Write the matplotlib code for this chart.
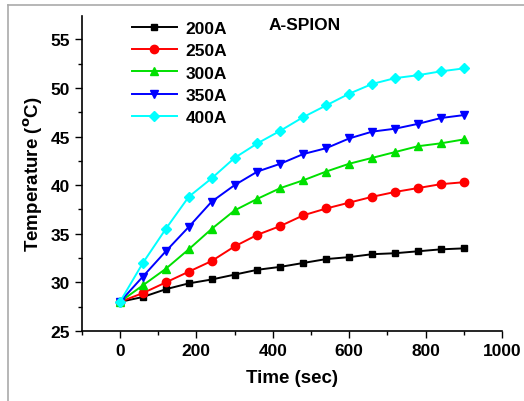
import numpy as np
import matplotlib
matplotlib.use("Agg")
import matplotlib.pyplot as plt
from matplotlib.lines import Line2D
from matplotlib.ticker import MultipleLocator

# time points (sec)
time = [0, 60, 120, 180, 240, 300, 360, 420, 480, 540, 600, 660, 720, 780, 840, 900]
# temperature readings for each current
t200 = [28.0, 28.5, 29.3, 29.9, 30.3, 30.8, 31.3, 31.6, 32.0, 32.4, 32.6, 32.9, 33.0, 33.2, 33.4, 33.5]
t250 = [28.0, 28.9, 30.0, 31.1, 32.2, 33.7, 34.9, 35.8, 36.9, 37.6, 38.2, 38.8, 39.3, 39.7, 40.1, 40.3]
t300 = [28.0, 29.7, 31.4, 33.4, 35.5, 37.4, 38.6, 39.7, 40.5, 41.4, 42.2, 42.8, 43.4, 44.0, 44.3, 44.7]
t350 = [28.0, 30.6, 33.2, 35.7, 38.3, 40.0, 41.4, 42.2, 43.2, 43.8, 44.8, 45.5, 45.8, 46.3, 46.9, 47.2]
t400 = [28.0, 32.0, 35.5, 38.8, 40.7, 42.8, 44.3, 45.6, 47.0, 48.2, 49.4, 50.4, 51.0, 51.3, 51.7, 52.0]
labels = ["200A", "250A", "300A", "350A", "400A"]

plt.rcParams['font.family'] = ['Liberation Sans', 'DejaVu Sans']
plt.rcParams['font.weight'] = 'bold'

fig = plt.figure(figsize=(5.24, 4.02), dpi=100)
ax = fig.add_axes([0.156, 0.174, 0.802, 0.784])

series = [t200, t250, t300, t350, t400]
colors = ['black', 'red', '#00e000', 'blue', 'cyan']
markers = ['s', 'o', '^', 'v', 'D']
sizes = [5, 6, 6, 6, 5]
for s, c, m, ms, lab in zip(series, colors, markers, sizes, labels):
    ax.plot(time, s, color=c, marker=m, markersize=ms, lw=1.4, label=lab)

ax.set_xlim(-100, 1000)
ax.set_ylim(25, 57.4)
ax.xaxis.set_major_locator(MultipleLocator(200))
ax.xaxis.set_minor_locator(MultipleLocator(100))
ax.yaxis.set_major_locator(MultipleLocator(5))
ax.yaxis.set_minor_locator(MultipleLocator(2.5))
ax.tick_params(which='major', direction='out', length=5, width=1, labelsize=12.5)
ax.tick_params(which='minor', direction='out', length=3, width=1)
for t in ax.get_xticklabels() + ax.get_yticklabels():
    t.set_fontweight('bold')
for sp in ['top', 'right']:
    ax.spines[sp].set_visible(False)
for sp in ['left', 'bottom']:
    ax.spines[sp].set_linewidth(1.2)

ax.set_xlabel("Time (sec)", fontsize=13.5, fontweight='bold', labelpad=8)
ax.set_ylabel("Temperature ($^{\\rm o}$C)", fontsize=13.5, fontweight='bold', labelpad=4)
ax.text(0.53, 0.998, "A-SPION", transform=ax.transAxes, fontsize=12.5,
        fontweight='bold', ha='center', va='top')

leg = ax.legend(loc='upper left', bbox_to_anchor=(0.082, 1.035), frameon=False,
                prop={'size': 12.5, 'weight': 'bold'}, handlelength=2.6,
                labelspacing=0.42, handletextpad=0.5)

# outer grey frame
fig.add_artist(Line2D([8/524, 1], [1 - 6/402, 1 - 6/402], color='#aaaaaa', lw=1.2))
fig.add_artist(Line2D([8/524, 8/524], [0, 1 - 6/402], color='#aaaaaa', lw=1.2))

fig.savefig("out.png", dpi=100)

# # # # #

# [Problem statement]
The data above should be repeated exactly, minus any pictures.

# [Result of the exercise]
Write the matplotlib code for this chart.
import numpy as np
import matplotlib
matplotlib.use("Agg")
import matplotlib.pyplot as plt
from matplotlib.lines import Line2D
from matplotlib.ticker import MultipleLocator

# time points (sec)
time = [0, 60, 120, 180, 240, 300, 360, 420, 480, 540, 600, 660, 720, 780, 840, 900]
# temperature readings for each current
t200 = [28.0, 28.5, 29.3, 29.9, 30.3, 30.8, 31.3, 31.6, 32.0, 32.4, 32.6, 32.9, 33.0, 33.2, 33.4, 33.5]
t250 = [28.0, 28.9, 30.0, 31.1, 32.2, 33.7, 34.9, 35.8, 36.9, 37.6, 38.2, 38.8, 39.3, 39.7, 40.1, 40.3]
t300 = [28.0, 29.7, 31.4, 33.4, 35.5, 37.4, 38.6, 39.7, 40.5, 41.4, 42.2, 42.8, 43.4, 44.0, 44.3, 44.7]
t350 = [28.0, 30.6, 33.2, 35.7, 38.3, 40.0, 41.4, 42.2, 43.2, 43.8, 44.8, 45.5, 45.8, 46.3, 46.9, 47.2]
t400 = [28.0, 32.0, 35.5, 38.8, 40.7, 42.8, 44.3, 45.6, 47.0, 48.2, 49.4, 50.4, 51.0, 51.3, 51.7, 52.0]
labels = ["200A", "250A", "300A", "350A", "400A"]

plt.rcParams['font.family'] = ['Liberation Sans', 'DejaVu Sans']
plt.rcParams['font.weight'] = 'bold'

fig = plt.figure(figsize=(5.24, 4.02), dpi=100)
ax = fig.add_axes([0.156, 0.174, 0.802, 0.784])

series = [t200, t250, t300, t350, t400]
colors = ['black', 'red', '#00e000', 'blue', 'cyan']
markers = ['s', 'o', '^', 'v', 'D']
sizes = [5, 6, 6, 6, 5]
for s, c, m, ms, lab in zip(series, colors, markers, sizes, labels):
    ax.plot(time, s, color=c, marker=m, markersize=ms, lw=1.4, label=lab)

ax.set_xlim(-100, 1000)
ax.set_ylim(25, 57.4)
ax.xaxis.set_major_locator(MultipleLocator(200))
ax.xaxis.set_minor_locator(MultipleLocator(100))
ax.yaxis.set_major_locator(MultipleLocator(5))
ax.yaxis.set_minor_locator(MultipleLocator(2.5))
ax.tick_params(which='major', direction='out', length=5, width=1, labelsize=12.5)
ax.tick_params(which='minor', direction='out', length=3, width=1)
for t in ax.get_xticklabels() + ax.get_yticklabels():
    t.set_fontweight('bold')
for sp in ['top', 'right']:
    ax.spines[sp].set_visible(False)
for sp in ['left', 'bottom']:
    ax.spines[sp].set_linewidth(1.2)

ax.set_xlabel("Time (sec)", fontsize=13.5, fontweight='bold', labelpad=8)
ax.set_ylabel("Temperature ($^{\\rm o}$C)", fontsize=13.5, fontweight='bold', labelpad=4)
ax.text(0.53, 0.998, "A-SPION", transform=ax.transAxes, fontsize=12.5,
        fontweight='bold', ha='center', va='top')

leg = ax.legend(loc='upper left', bbox_to_anchor=(0.082, 1.035), frameon=False,
                prop={'size': 12.5, 'weight': 'bold'}, handlelength=2.6,
                labelspacing=0.42, handletextpad=0.5)

# outer grey frame
fig.add_artist(Line2D([8/524, 1], [1 - 6/402, 1 - 6/402], color='#aaaaaa', lw=1.2))
fig.add_artist(Line2D([8/524, 8/524], [0, 1 - 6/402], color='#aaaaaa', lw=1.2))

fig.savefig("out.png", dpi=100)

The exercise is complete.